President
Muhammadu Buhari
|
President Muhammadu
Buhari said over US$14 billion (₦2.789trillion)
is needed to revive the Lake Chad to help check the exodus of African
youths to Europe for greener pastures. He said at least five million people from Central
African Republic to the Lake Chad Basin countries (Chad, Niger, Nigeria and
Benin), who risk their lives crossing the Sahara desert and the Mediterranean
to Europe for greener pastures, will be rehabilitated.
Daily Trust report continues:
Buhari
said this yesterday while addressing a high level meeting on “climate change
challenges and solutions in Africa,” on the sidelines of the on-going UN climate
change conference in Paris.
The
lake, which covered an area of approximately 22,000 square kilometres in the
1970s, has shrunk within a few years to 2,500 square kilometres.
“The
amount of resources required and the high technological expertise and
infrastructure needed to be undertaken to revive the Lake Chad has to be mainly
financed by the G7 and the United States. The cost is great and more than US$14
billion is needed to revive the lake,” he said.
He
said no fewer than five million people living in the Lake Chad Basin countries
had been displaced by the depletion of the lake due to climate change. He noted
that this depletion of Lake Chad, a former island sea, had resulted in
increased social conflicts, high rates of migration and cross border movements.
A
five-year investment plan of transferring water from a river in the Congo basin
to the lake would begin in 2017, the Lake Chad Basin Commission (LCBC)

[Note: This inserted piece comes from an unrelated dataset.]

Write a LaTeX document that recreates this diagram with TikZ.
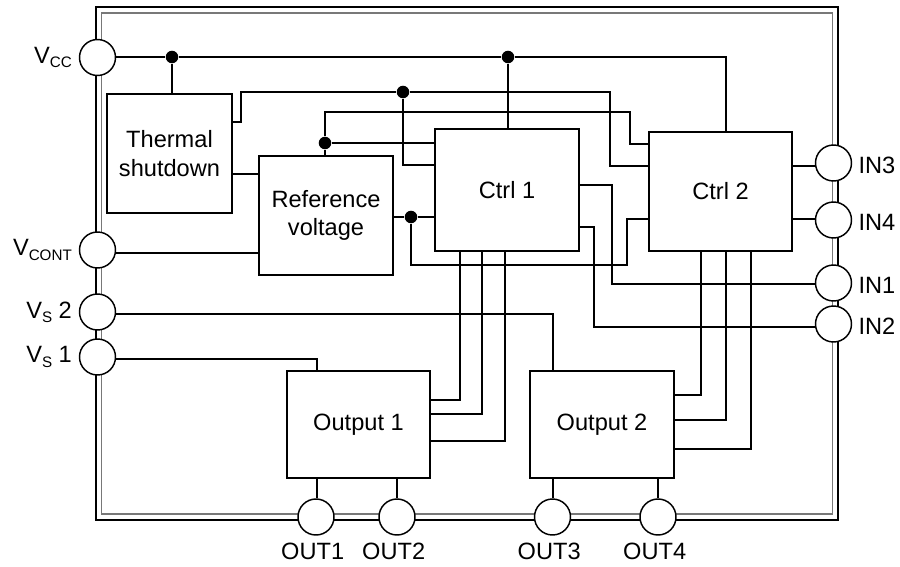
\documentclass[tikz,border=0pt]{standalone}
\usepackage{fontspec}
\setmainfont{Liberation Sans}
\usepackage{xcolor}
\usetikzlibrary{positioning}
\definecolor{rimgray}{RGB}{120,120,120}
\newcommand{\vsub}[2]{V\raisebox{-3.2pt}{\fontsize{11.4}{12}\selectfont #1}#2}
\tikzset{
  sized/.style n args={2}{minimum width=#1*.75pt,minimum height=#2*.75pt},
  blk/.style={draw,line width=1.1pt,align=center,font=\fontsize{17.7}{21.2}\selectfont,fill=white,inner sep=0pt},
  rim/.style={draw,line width=1.1pt,inner sep=0pt},
  pad/.style={draw,circle,line width=1.1pt,fill=white,minimum size=36*.75pt,inner sep=0pt},
  junc/.style={circle,fill=black,minimum size=9.4pt,inner sep=0pt},
  lbl/.style={font=\fontsize{17.7}{21.2}\selectfont,inner sep=0pt},
  wire/.style={line width=1.1pt},
}
\begin{document}
\begin{tikzpicture}[x=.75pt,y=-.75pt]
  \useasboundingbox (0,0) rectangle (900,567);
  \node[rim,sized={742}{513}] (chip) at (467,263.5) {};
  \node[rim,draw=rimgray,line width=.8pt,sized={730.5}{501}] (chipin) at (467.2,263.5) {};
  \node[blk,sized={125}{119}] (thermal) at (169.5,153.5) {Thermal\\shutdown};
  \node[blk,sized={134}{119}] (refv) at (326,215.5) {Reference\\voltage};
  \node[blk,sized={144}{122}] (ctrlone) at (507,190) {Ctrl 1};
  \node[blk,sized={143}{119}] (ctrltwo) at (720.5,191.5) {Ctrl 2};
  \node[blk,sized={143}{107}] (outone) at (358.5,424.5) {Output 1};
  \node[blk,sized={144}{107}] (outtwo) at (602,424.5) {Output 2};
  \node[pad] (vcc) at (97.5,57.5) {};
  \node[pad] (vcont) at (97.5,250) {};
  \node[pad] (vstwo) at (97.5,312) {};
  \node[pad] (vsone) at (97.5,357) {};
  \node[pad] (inthree) at (833.5,163) {};
  \node[pad] (infour) at (833.5,220) {};
  \node[pad] (inone) at (833.5,283) {};
  \node[pad] (intwo) at (833.5,324) {};
  \node[pad] (pone) at (316,517) {};
  \node[pad] (ptwo) at (397,517) {};
  \node[pad] (pthree) at (552.5,517) {};
  \node[pad] (pfour) at (658,517) {};
  \node[lbl,left=5pt of vcc] {\vsub{CC}{}};
  \node[lbl,left=5pt of vcont] {\vsub{CONT}{}};
  \node[lbl,left=5pt of vstwo] {\vsub{S}{ 2}};
  \node[lbl,left=5pt of vsone] {\vsub{S}{ 1}};
  \node[lbl,right=4.6pt of inthree,yshift=-1.5pt] {IN3};
  \node[lbl,right=4.6pt of infour,yshift=-1.5pt] {IN4};
  \node[lbl,right=4.6pt of inone,yshift=-1.5pt] {IN1};
  \node[lbl,right=4.6pt of intwo,yshift=-1.5pt] {IN2};
  \node[lbl,below=5pt of pone,xshift=-2.5pt] {OUT1};
  \node[lbl,below=5pt of ptwo,xshift=-2.5pt] {OUT2};
  \node[lbl,below=5pt of pthree,xshift=-2.5pt] {OUT3};
  \node[lbl,below=5pt of pfour,xshift=-2.5pt] {OUT4};
  \node[junc] (jvcca) at (172,57) {};
  \node[junc] (jvccb) at (508,57) {};
  \node[junc] (jtherm) at (403,92) {};
  \node[junc] (jref) at (325,143) {};
  \node[junc] (jrefout) at (411,217) {};
  \draw[wire] (vcc.east |- 0,57) -- (jvcca) -- (jvccb) -- (726,57) -- (ctrltwo.north -| 726,0);
  \draw[wire] (jvcca) -- (thermal.north -| jvcca);
  \draw[wire] (jvccb) -- (ctrlone.north -| jvccb);
  \draw[wire] (thermal.east |- 0,122) -- (241,122) -- (241,92) -- (jtherm) -- (610,92) -- (610,166) -- (ctrltwo.west |- 0,166);
  \draw[wire] (jtherm) -- (403,165) -- (ctrlone.west |- 0,165);
  \draw[wire] (thermal.east |- 0,174) -- (refv.west |- 0,174);
  \draw[wire] (refv.north -| jref) -- (jref) -- (325,112) -- (630,112) -- (630,144) -- (ctrltwo.west |- 0,144);
  \draw[wire] (jref) -- (ctrlone.west |- jref);
  \draw[wire] (refv.east |- jrefout) -- (jrefout) -- (ctrlone.west |- jrefout);
  \draw[wire] (jrefout) -- (411,265) -- (627,265) -- (627,219) -- (ctrltwo.west |- 0,219);
  \draw[wire] (vcont.east |- 0,253) -- (refv.west |- 0,253);
  \draw[wire] (vstwo.east |- 0,314) -- (553,314) -- (outtwo.north -| 553,0);
  \draw[wire] (vsone.east |- 0,359) -- (317,359) -- (outone.north -| 317,0);
  \draw[wire] (ctrlone.east |- 0,185) -- (612,185) -- (612,284) -- (inone.west |- 0,284);
  \draw[wire] (ctrlone.east |- 0,227) -- (594,227) -- (594,327) -- (intwo.west |- 0,327);
  \draw[wire] (ctrlone.south -| 460,0) -- (460,400) -- (outone.east |- 0,400);
  \draw[wire] (ctrlone.south -| 482,0) -- (482,414) -- (outone.east |- 0,414);
  \draw[wire] (ctrlone.south -| 505,0) -- (505,441) -- (outone.east |- 0,441);
  \draw[wire] (ctrltwo.south -| 701,0) -- (701,395) -- (outtwo.east |- 0,395);
  \draw[wire] (ctrltwo.south -| 726,0) -- (726,420) -- (outtwo.east |- 0,420);
  \draw[wire] (ctrltwo.south -| 751,0) -- (751,449) -- (outtwo.east |- 0,449);
  \draw[wire] (ctrltwo.east |- 0,166) -- (inthree.west |- 0,166);
  \draw[wire] (ctrltwo.east |- 0,219) -- (infour.west |- 0,219);
  \draw[wire] (outone.south -| 317,0) -- (pone.north -| 317,0);
  \draw[wire] (outone.south -| ptwo) -- (ptwo);
  \draw[wire] (outtwo.south -| 553,0) -- (pthree.north -| 553,0);
  \draw[wire] (outtwo.south -| pfour) -- (pfour);
\end{tikzpicture}
\end{document}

executive secretary Sanusi Abdullahi, said in 2013.
The
project, through water contribution from the Congo River Basin, is intended to
boost the receding lake to its previous size thereby allowing navigation at any
season from Lake Chad to Oubangui in DR Congo.
“This
five-year investment plan is tailored towards preparing the grounds for the
actual issue of the transfer of water from the Congo to Lake Chad,” he said.
“There
are two major existing rivers in this area that bring in water to Lake Chad -
the Chari River and the Logone River. We want to improve these river systems to
be able to cope with the additional flow of water.
“We
have programmes to address the lake itself to improve its carrying capacity;
there are invasive plants species that have taken over large areas of the lake.
There is also sedimentation that has taken over large areas of the lake, so
this plan is to improve the lake itself,” he said.
He said the decision of the
Heads of State and Government of the Chad Basin Commission at their 14th summit
in 2012 to carry out environmental study was to allay the fears of the Congo
citizens who flee to Europe for greener pastures.